Faculty backs replacing Regents

By Dina Paluzzi

A separate governing board for NIU, to replace the Board of Regents, is being advocated by the NIU American Association of University Professors and NIU faculty, an AAUP newsletter states.

The newsletter states, “It almost seems that the Regents are intent on undercutting the case for more adequate funding. Their actions certainly vindicate the AAUP and faculty in their support for a separate board sensitive to our needs and goals.”

Gordon Dorn, NIU undergraduate director of art and a member of the AAUP Executive Committee, said faculty members have held the stand for three to four years.

“We immediately supported that concept and promoted it on campus” when Sen. Pat Welch, D-Peru, introduced the idea, he said.

“There is a great deal of faculty support on campus for a separate board,” he said. “The board hasn’t been effective in representing institutional interests.”

NIU English Professor Jim Giles, also a member of the AAUP Executive Committee, said the structure of the Regents system, which oversees “three different kinds of universities,” makes it impossible for Regents to be responsive to NIU’s needs.

“We would have more responsiveness if NIU had its own board,” Giles said.

The newsletter states, “Over the past several years the Board of Regents has shown what appears to be an increasing ineptitude in its actions.” Examples cited in the newsletter were the recent decision to grant former NIU President Clyde Wingfield an $85,000 administrative leave, use of the term “surcharge” in place of “tuition increase” this year, and the 17 percent salary increase for NIU President John LaTourette.

Dorn said, “A lot of PR problems haven’t played well with the legislature. Consequently, we feel part of the problem with funding is related to the problem with how the board is perceived by representatives in Springfield.”
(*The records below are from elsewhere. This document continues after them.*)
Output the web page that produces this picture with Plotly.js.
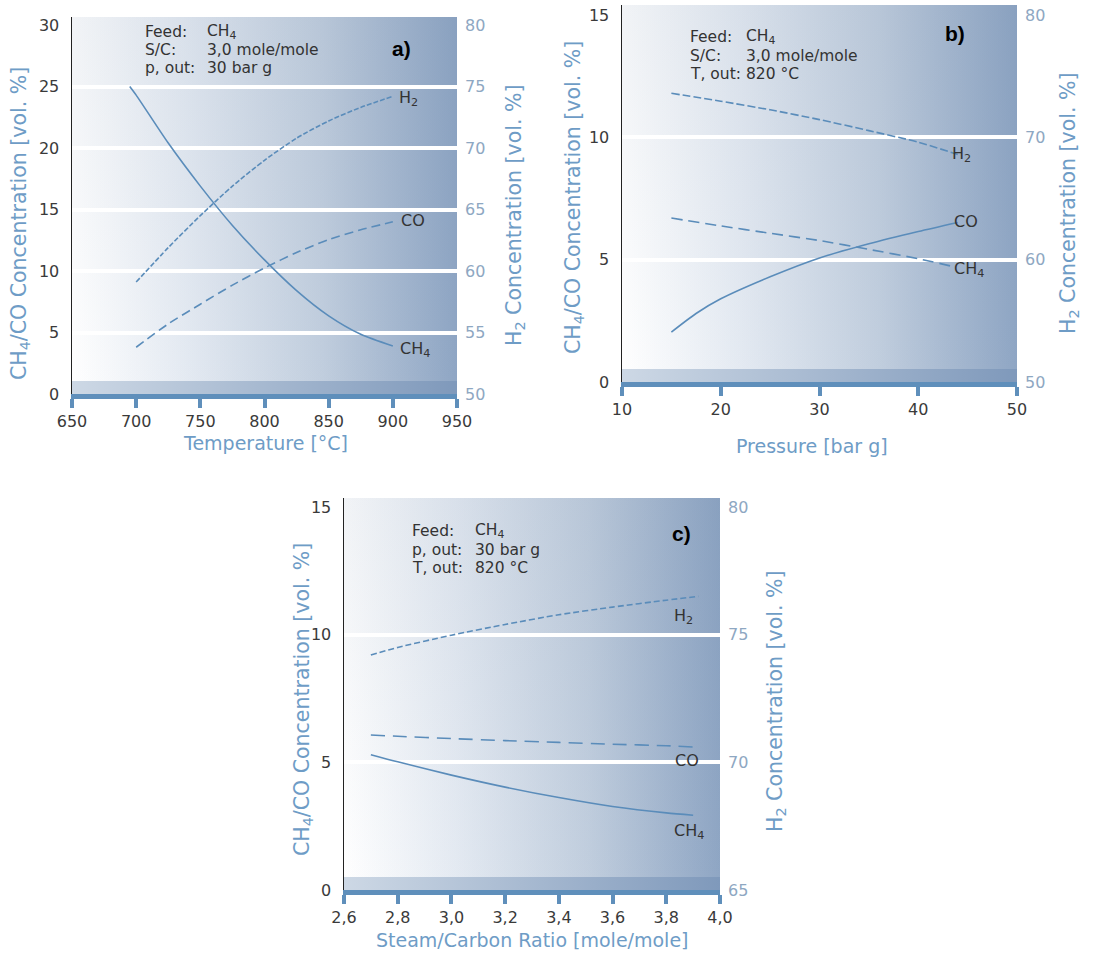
<!DOCTYPE html>
<html><head><meta charset="utf-8">
<script src="https://cdn.plot.ly/plotly-3.0.1.min.js"></script>
<style>html,body{margin:0;padding:0;background:#fff}#chart{width:1100px;height:960px}</style>
</head><body><div id="chart"></div>
<script>
// ---------- data ----------
// Panel a: temperature
const tempCH4A = [695, 700, 725, 750, 775, 800, 825, 850, 875, 900];
const ch4A = [25.0, 24.3, 20.4, 16.9, 13.7, 10.9, 8.4, 6.35, 4.85, 3.9];
const tempA = [700, 725, 750, 775, 800, 825, 850, 875, 900];
const coA = [3.8, 5.7, 7.3, 8.85, 10.25, 11.5, 12.55, 13.35, 14.0];
const h2A = [59.1, 61.9, 64.5, 66.9, 69.0, 70.8, 72.2, 73.3, 74.2];
const xTicksA = [650, 700, 750, 800, 850, 900, 950];

// Panel b: pressure
const pressB = [15, 20, 25, 30, 35, 40, 44];
const h2B = [73.6, 72.95, 72.25, 71.45, 70.55, 69.6, 68.6];
const pressCH4B = [15, 20, 25, 30, 35, 40, 43.5];
const ch4B = [6.70, 6.38, 6.08, 5.78, 5.42, 5.04, 4.72];
const pressCOB = [15, 17.5, 20, 25, 30, 35, 40, 44];
const coB = [2.04, 2.8, 3.4, 4.3, 5.07, 5.65, 6.15, 6.52];
const xTicksB = [10, 20, 30, 40, 50];

// Panel c: steam/carbon ratio
const scH2C = [2.7, 2.8, 3.0, 3.2, 3.4, 3.6, 3.8, 3.92];
const h2C = [74.2, 74.5, 74.98, 75.4, 75.78, 76.08, 76.35, 76.5];
const scC = [2.7, 2.8, 3.0, 3.2, 3.4, 3.6, 3.8, 3.9];
const ch4C = [5.3, 5.02, 4.5, 4.03, 3.62, 3.27, 3.02, 2.93];
const coC = [6.07, 6.02, 5.93, 5.85, 5.78, 5.71, 5.65, 5.6];
const xTicksC = [2.6, 2.8, 3.0, 3.2, 3.4, 3.6, 3.8, 4.0];
const xTickTextC = ['2,6', '2,8', '3,0', '3,2', '3,4', '3,6', '3,8', '4,0'];

// ---------- styling ----------
const W = 1100, H = 960;
const FONT = 'DejaVu Sans, Liberation Sans, Arial, sans-serif';
const LINE = '#5a8cba';
const AXBLUE = '#5f8fbb';
const TITLEC = '#6e9cc6';
const RTICK = '#8ea7c2';
const DARK = '#3a3a3a';

// pixel boxes for each panel (left, right, top, bottom)
const boxes = {
  a: {l: 72, r: 457, t: 17, b: 394},
  b: {l: 622, r: 1017, t: 5, b: 382},
  c: {l: 344, r: 720, t: 498, b: 890}
};
function dom(bx) {
  return {x: [bx.l / W, bx.r / W], y: [1 - bx.b / H, 1 - bx.t / H]};
}
const dA = dom(boxes.a), dB = dom(boxes.b), dC = dom(boxes.c);

function bgImage(w, h) {
  const c = document.createElement('canvas'); c.width = w; c.height = h;
  const g = c.getContext('2d');
  const lg = g.createLinearGradient(0, 0, w, 0);
  lg.addColorStop(0, '#ffffff');
  lg.addColorStop(0.3, '#e4eaf2');
  lg.addColorStop(0.65, '#c1cede');
  lg.addColorStop(1, '#8fa6c4');
  g.fillStyle = lg; g.fillRect(0, 0, w, h);
  const vg = g.createLinearGradient(0, 0, 0, h);
  vg.addColorStop(0, 'rgba(60,90,130,0.07)');
  vg.addColorStop(1, 'rgba(60,90,130,0)');
  g.fillStyle = vg; g.fillRect(0, 0, w, h);
  const sg = g.createLinearGradient(0, 0, w, 0);
  sg.addColorStop(0, '#cdd8e5');
  sg.addColorStop(1, '#7f99bb');
  g.fillStyle = sg; g.fillRect(0, h - 13, w, 13);
  return c.toDataURL();
}
function imgFor(bx, d) {
  return {source: bgImage(bx.r - bx.l, bx.b - bx.t), xref: 'paper', yref: 'paper',
    x: d.x[0], y: d.y[1], sizex: d.x[1] - d.x[0], sizey: d.y[1] - d.y[0],
    xanchor: 'left', yanchor: 'top', sizing: 'stretch', layer: 'below'};
}

function xAxis(d, range, tickvals, ticktext, anchor) {
  const ax = {domain: d.x, range: range, anchor: anchor, showgrid: false, zeroline: false,
    showline: true, linewidth: 5, linecolor: AXBLUE, ticks: 'outside', ticklen: 9, tickwidth: 4,
    tickcolor: AXBLUE, tickvals: tickvals, tickfont: {family: FONT, size: 16, color: DARK},
    fixedrange: true};
  if (ticktext) ax.ticktext = ticktext;
  return ax;
}
function yLeft(d, range, dtick, anchor) {
  return {domain: d.y, range: range, anchor: anchor, dtick: dtick, tick0: 0, showgrid: false,
    zeroline: false, showline: true, linewidth: 1.5, linecolor: '#222', ticks: '',
    ticklabelstandoff: 8, tickfont: {family: FONT, size: 16, color: DARK}};
}
function yRight(range, dtick, tick0, overl, anchor) {
  return {range: range, overlaying: overl, anchor: anchor, side: 'right', dtick: dtick, tick0: tick0,
    showgrid: false, zeroline: false, showline: false, ticks: '', ticklabelstandoff: 7,
    tickfont: {family: FONT, size: 16, color: RTICK}};
}
function yGrid(range, vals, overl, anchor) {
  return {range: range, overlaying: overl, anchor: anchor, tickvals: vals, showticklabels: false,
    ticks: '', showgrid: true, gridcolor: '#ffffff', gridwidth: 4, zeroline: false, showline: false};
}

const rA = [0, (boxes.a.b - boxes.a.t) / ((boxes.a.b - 25) / 30)];
const rB = [0, (boxes.b.b - boxes.b.t) / ((boxes.b.b - 15) / 15)];
const rC = [0, (boxes.c.b - boxes.c.t) / ((boxes.c.b - 507) / 15)];

const traces = [];
function ln(x, y, xa, ya, dash) {
  traces.push({x: x, y: y, xaxis: xa, yaxis: ya, type: 'scatter', mode: 'lines',
    line: {color: LINE, width: 1.6, dash: dash, shape: 'spline', smoothing: 0.7},
    showlegend: false, hoverinfo: 'skip'});
}
// a
ln(tempCH4A, ch4A, 'x', 'y', 'solid');
ln(tempA, coA, 'x', 'y', '9px,5px');
ln(tempA, h2A, 'x', 'y2', '5px,2px');
traces.push({x: [null], y: [null], xaxis: 'x', yaxis: 'y3', showlegend: false, hoverinfo: 'skip', mode: 'lines'});
// b
ln(pressCOB, coB, 'x2', 'y4', 'solid');
ln(pressCH4B, ch4B, 'x2', 'y4', '11px,6px');
ln(pressB, h2B, 'x2', 'y5', '8px,3px');
traces.push({x: [null], y: [null], xaxis: 'x2', yaxis: 'y6', showlegend: false, hoverinfo: 'skip', mode: 'lines'});
// c
ln(scC, ch4C, 'x3', 'y7', 'solid');
ln(scC, coC, 'x3', 'y7', '14px,8px');
ln(scH2C, h2C, 'x3', 'y8', '6px,3px');
traces.push({x: [null], y: [null], xaxis: 'x3', yaxis: 'y9', showlegend: false, hoverinfo: 'skip', mode: 'lines'});

// ---------- annotations ----------
const ann = [];
function px2x(p) { return p / W; }
function px2y(p) { return 1 - p / H; }
function ptxt(text, xp, yp, opts) {
  ann.push(Object.assign({text: text, xref: 'paper', yref: 'paper', x: px2x(xp), y: px2y(yp),
    showarrow: false, xanchor: 'left', yanchor: 'middle', align: 'left',
    font: {family: FONT, size: 15.5, color: '#333'}}, opts || {}));
}
// condition blocks
function cond(labels, values, xl, xv, rows) {
  for (let i = 0; i < 3; i++) {
    ptxt(labels[i], xl, rows[i]);
    ptxt(values[i], xv, rows[i]);
  }
}
cond(['Feed:', 'S/C:', 'p, out:'], ['CH<sub>4</sub>', '3,0 mole/mole', '30 bar g'], 143, 205, [32, 50, 68]);
cond(['Feed:', 'S/C:', 'T, out:'], ['CH<sub>4</sub>', '3,0 mole/mole', '820 °C'], 688, 744, [37, 56, 74]);
cond(['Feed:', 'p, out:', 'T, out:'], ['CH<sub>4</sub>', '30 bar g', '820 °C'], 410, 473, [531, 550, 568]);
// panel letters
const LET = {family: 'Liberation Sans, Arial, sans-serif', size: 21, color: '#000', weight: 'bold'};
ptxt('<b>a)</b>', 390, 48, {font: LET});
ptxt('<b>b)</b>', 943, 33, {font: LET});
ptxt('<b>c)</b>', 670, 533, {font: LET});
// series labels (data coords)
function slab(text, x, y, xa, ya) {
  ann.push({text: text, x: x, y: y, xref: xa, yref: ya, showarrow: false, xanchor: 'left',
    yanchor: 'middle', font: {family: FONT, size: 16, color: '#333'}});
}
slab('H<sub>2</sub>', 903, 74.0, 'x', 'y2');
slab('CO', 905, 14.1, 'x', 'y');
slab('CH<sub>4</sub>', 904, 3.6, 'x', 'y');
slab('H<sub>2</sub>', 43.2, 68.6, 'x2', 'y5');
slab('CO', 43.4, 6.56, 'x2', 'y4');
slab('CH<sub>4</sub>', 43.4, 4.6, 'x2', 'y4');
slab('H<sub>2</sub>', 3.82, 75.7, 'x3', 'y8');
slab('CO', 3.825, 5.09, 'x3', 'y7');
slab('CH<sub>4</sub>', 3.82, 2.3, 'x3', 'y7');
// axis titles
const TFV = {family: FONT, size: 20.5, color: TITLEC};
const TFH = {family: FONT, size: 19, color: TITLEC};
function vt(text, xp, yp) {
  ann.push({text: text, xref: 'paper', yref: 'paper', x: px2x(xp), y: px2y(yp), showarrow: false,
    textangle: -90, xanchor: 'center', yanchor: 'middle', font: TFV});
}
function ht(text, xp, yp) {
  ann.push({text: text, xref: 'paper', yref: 'paper', x: px2x(xp), y: px2y(yp), showarrow: false,
    xanchor: 'center', yanchor: 'middle', font: TFH});
}
vt('CH<sub>4</sub>/CO Concentration [vol. %]', 20, 224);
vt('H<sub>2</sub> Concentration [vol. %]', 515, 215);
ht('Temperature [°C]', 265, 443);
vt('CH<sub>4</sub>/CO Concentration [vol. %]', 574, 198);
vt('H<sub>2</sub> Concentration [vol. %]', 1069, 203);
ht('Pressure [bar g]', 812, 446);
vt('CH<sub>4</sub>/CO Concentration [vol. %]', 303, 700);
vt('H<sub>2</sub> Concentration [vol. %]', 776, 701);
ht('Steam/Carbon Ratio [mole/mole]', 532, 940);

const layout = {
  width: W, height: H, margin: {l: 0, r: 0, t: 0, b: 0},
  paper_bgcolor: '#ffffff', plot_bgcolor: 'rgba(0,0,0,0)', showlegend: false,
  images: [imgFor(boxes.a, dA), imgFor(boxes.b, dB), imgFor(boxes.c, dC)],
  xaxis: xAxis(dA, [650, 950], xTicksA, null, 'y'),
  yaxis: yLeft(dA, rA, 5, 'x'),
  yaxis2: yRight([50, 50 + rA[1]], 5, 50, 'y', 'x'),
  yaxis3: yGrid(rA, [5, 10, 15, 20, 25], 'y', 'x'),
  xaxis2: xAxis(dB, [10, 50], xTicksB, null, 'y4'),
  yaxis4: yLeft(dB, rB, 5, 'x2'),
  yaxis5: yRight([50, 50 + 2 * rB[1]], 10, 50, 'y4', 'x2'),
  yaxis6: yGrid(rB, [5, 10], 'y4', 'x2'),
  xaxis3: xAxis(dC, [2.6, 4.0], xTicksC, xTickTextC, 'y7'),
  yaxis7: yLeft(dC, rC, 5, 'x3'),
  yaxis8: yRight([65, 65 + rC[1]], 5, 65, 'y7', 'x3'),
  yaxis9: yGrid(rC, [5, 10], 'y7', 'x3'),
  annotations: ann
};
Plotly.newPlot('chart', traces, layout, {staticPlot: true, displayModeBar: false});
</script>
</body></html>
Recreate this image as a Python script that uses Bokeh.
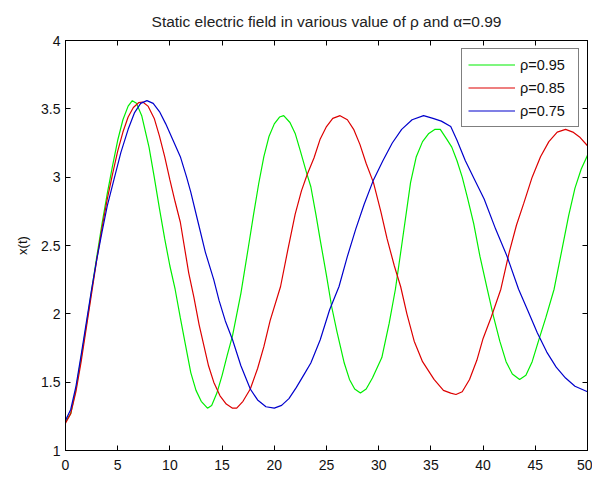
from bokeh.plotting import figure
from bokeh.models import LinearAxis, Range1d, FixedTicker, Legend, LegendItem, CustomJSTickFormatter
from bokeh.embed import file_html
from bokeh.resources import INLINE

# x(t) for rho = 0.95
t_095 = [0, 0.5, 1.0, 1.5, 2.0, 2.5, 3.0, 3.5, 4.0, 4.5, 5.0, 5.5, 6.0, 6.4, 6.8, 7.3,
         8.0, 8.5, 9.0, 9.5, 10.0, 10.5, 11.0, 11.5, 12.0, 12.5, 13.0, 13.6, 14.0, 14.5,
         15.0, 15.5, 16.0, 16.8, 17.5, 18.0, 18.5, 19.0, 19.5, 20.0, 20.5, 20.9, 21.5,
         22.0, 22.5, 23.1, 23.5, 24.0, 24.4, 25.0, 25.5, 26.0, 26.7, 27.2, 27.7, 28.25,
         28.8, 29.4, 30.3, 31.0, 31.6, 32.2, 33.05, 33.6, 34.2, 34.8, 35.4, 35.9, 36.5,
         37.0, 37.5, 38.0, 38.5, 39.1, 39.7, 40.4, 41.0, 41.6, 42.2, 42.8, 43.5, 44.1,
         44.7, 45.3, 46.0, 46.8, 47.5, 48.2, 48.8, 49.4, 50.0]
x_095 = [1.21, 1.27, 1.45, 1.68, 1.92, 2.17, 2.42, 2.66, 2.88, 3.08, 3.27, 3.42, 3.52, 3.56, 3.54, 3.45,
         3.22, 3.00, 2.77, 2.55, 2.35, 2.18, 1.97, 1.77, 1.57, 1.44, 1.36, 1.31, 1.33, 1.42,
         1.55, 1.70, 1.84, 2.15, 2.48, 2.72, 2.95, 3.15, 3.30, 3.39, 3.44, 3.45, 3.40,
         3.32, 3.19, 3.03, 2.93, 2.72, 2.54, 2.28, 2.05, 1.87, 1.64, 1.52, 1.45, 1.42,
         1.45, 1.53, 1.68, 1.93, 2.18, 2.50, 2.96, 3.15, 3.26, 3.32, 3.35, 3.35, 3.28,
         3.22, 3.12, 3.00, 2.85, 2.66, 2.42, 2.18, 1.98, 1.80, 1.65, 1.56, 1.52, 1.55,
         1.65, 1.80, 1.97, 2.18, 2.45, 2.72, 2.92, 3.06, 3.16]

# x(t) for rho = 0.85
t_085 = [0, 0.5, 1.0, 1.5, 2.0, 2.5, 3.0, 3.5, 4.0, 4.5, 5.0, 5.5, 6.0, 6.5, 7.0, 7.4,
         7.9, 8.5, 9.0, 9.5, 10.0, 10.5, 11.0, 11.8, 12.3, 12.8, 13.7, 14.2, 14.8, 15.4,
         16.0, 16.4, 17.0, 17.7, 18.4, 19.0, 19.6, 20.6, 21.3, 22.0, 22.6, 23.15, 23.8,
         24.4, 25.0, 25.6, 26.3, 27.0, 27.6, 28.2, 28.8, 29.5, 30.2, 30.8, 31.5, 32.1,
         32.7, 33.4, 34.2, 35.3, 36.2, 36.9, 37.4, 38.0, 38.7, 39.4, 40.0, 40.8, 41.7,
         42.5, 43.2, 43.9, 44.7, 45.5, 46.3, 47.1, 47.9, 48.6, 49.3, 50.0]
x_085 = [1.20, 1.27, 1.43, 1.65, 1.90, 2.15, 2.40, 2.63, 2.84, 3.02, 3.19, 3.33, 3.44, 3.51, 3.545, 3.55,
         3.52, 3.43, 3.30, 3.15, 2.98, 2.82, 2.67, 2.30, 2.12, 1.92, 1.62, 1.50, 1.40, 1.34,
         1.31, 1.31, 1.36, 1.45, 1.60, 1.76, 1.95, 2.20, 2.47, 2.73, 2.90, 3.02, 3.14,
         3.28, 3.37, 3.43, 3.45, 3.42, 3.35, 3.24, 3.10, 2.96, 2.75, 2.55, 2.35, 2.20,
         2.00, 1.80, 1.65, 1.52, 1.44, 1.42, 1.41, 1.43, 1.52, 1.66, 1.82, 1.98, 2.18,
         2.45, 2.65, 2.81, 3.00, 3.15, 3.26, 3.33, 3.35, 3.33, 3.29, 3.23]

# x(t) for rho = 0.75
t_075 = [0, 0.5, 1.0, 1.5, 2.0, 2.5, 3.0, 3.5, 4.0, 4.7, 5.3, 6.0, 6.6, 7.2, 7.8, 8.4,
         9.0, 9.6, 10.3, 11.0, 11.6, 12.0, 12.7, 13.4, 14.2, 14.7, 15.3, 16.0, 16.8, 17.7,
         18.4, 19.2, 20.0, 20.7, 21.4, 22.1, 22.8, 23.5, 24.4, 25.3, 26.2, 27.0, 27.8,
         28.6, 29.5, 30.4, 31.3, 32.2, 33.2, 34.3, 35.2, 36.0, 36.9, 37.5, 38.3, 39.2,
         40.1, 41.2, 42.3, 43.4, 44.3, 45.2, 46.1, 47.0, 47.9, 48.8, 50.0]
x_075 = [1.22, 1.30, 1.47, 1.70, 1.94, 2.18, 2.40, 2.60, 2.79, 3.00, 3.18, 3.35, 3.47, 3.54, 3.56, 3.54,
         3.48, 3.39, 3.27, 3.15, 3.00, 2.89, 2.67, 2.45, 2.25, 2.10, 1.95, 1.81, 1.62, 1.45,
         1.37, 1.32, 1.31, 1.33, 1.38, 1.46, 1.55, 1.64, 1.81, 2.03, 2.20, 2.42, 2.62,
         2.80, 2.98, 3.12, 3.25, 3.35, 3.42, 3.45, 3.43, 3.41, 3.37, 3.27, 3.12, 2.98,
         2.84, 2.62, 2.42, 2.18, 2.02, 1.86, 1.72, 1.61, 1.53, 1.47, 1.43]

series_labels = ["\u03c1=0.95", "\u03c1=0.85", "\u03c1=0.75"]
series_colors = ["#00ee00", "#dd0000", "#0000cc"]

x_ticks = [0, 5, 10, 15, 20, 25, 30, 35, 40, 45, 50]
y_ticks = [1, 1.5, 2, 2.5, 3, 3.5, 4]

FONT = "Liberation Sans"

p = figure(width=592, height=481, output_backend="svg", toolbar_location=None,
           x_range=Range1d(0, 50), y_range=Range1d(1, 4),
           min_border_left=65, min_border_right=5, min_border_top=40, min_border_bottom=31,
           background_fill_color="white", border_fill_color="white")
p.outline_line_color = "black"
p.grid.visible = False

p.title.text = "Static electric field in various value of \u03c1 and \u03b1=0.99"
p.title.align = "center"
p.title.text_font = FONT
p.title.text_font_size = "15.5px"
p.title.text_font_style = "normal"
p.title.text_color = "#222222"
p.title.standoff = 21

def style_axis(ax):
    ax.major_tick_in = 5
    ax.major_tick_out = 0
    ax.minor_tick_line_color = None
    ax.axis_line_color = "black"
    ax.major_tick_line_color = "black"
    ax.major_label_text_font = FONT
    ax.major_label_text_font_size = "14px"
    ax.major_label_text_color = "#111111"
    ax.axis_label_text_font = FONT
    ax.axis_label_text_font_size = "13px"
    ax.axis_label_text_font_style = "normal"
    ax.axis_label_text_color = "#111111"

p.xaxis.ticker = FixedTicker(ticks=x_ticks)
p.yaxis.ticker = FixedTicker(ticks=y_ticks)
p.xaxis.major_label_overrides = {v: str(v) for v in x_ticks}
p.yaxis.major_label_overrides = {v: ("%g" % v) for v in y_ticks}
style_axis(p.xaxis[0])
style_axis(p.yaxis[0])
p.xaxis.major_label_standoff = 9
p.yaxis.major_label_standoff = 5
p.yaxis.axis_label = "x(t)"
p.yaxis.axis_label_standoff = 8

# tick-only frame axes on the top and right edges
top_ax = LinearAxis(ticker=FixedTicker(ticks=x_ticks))
right_ax = LinearAxis(ticker=FixedTicker(ticks=y_ticks))
for ax in (top_ax, right_ax):
    style_axis(ax)
    ax.formatter = CustomJSTickFormatter(code="return '';")
    ax.major_label_standoff = 0
p.add_layout(top_ax, "above")
p.add_layout(right_ax, "right")

renderers = []
for t, x, c in zip([t_095, t_085, t_075], [x_095, x_085, x_075], series_colors):
    renderers.append(p.line(t, x, line_color=c, line_width=1.2))

legend = Legend(items=[LegendItem(label=l, renderers=[r]) for l, r in zip(series_labels, renderers)],
                location="top_right")
legend.margin = 8
legend.padding = 6
legend.spacing = 4
legend.label_height = 19
legend.glyph_height = 19
legend.glyph_width = 47
legend.label_standoff = 5
legend.label_width = 52
legend.label_text_font = FONT
legend.label_text_font_size = "14.5px"
legend.label_text_color = "#111111"
legend.border_line_color = "black"
legend.border_line_width = 1
legend.background_fill_color = "white"
legend.background_fill_alpha = 1.0
p.add_layout(legend, "center")

open("out.html", "w").write(file_html(p, INLINE))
Giles said he has thought the Regents were inept to deal with NIU concerns “way before” any of the examples cited in the newsletter occurred. His feelings began when Wingfield was fired as NIU president and LaTourette was hired without the consultation of NIU faculty members, he said.

Giles said he was “furious that Regents (made LaTourette president) without consulting anyone with the university. It has nothing to do with my opinion of Wingfield or LaTourette.”

Dorn said faculty members are “very concerned with low (faculty) salaries that exist at NIU.”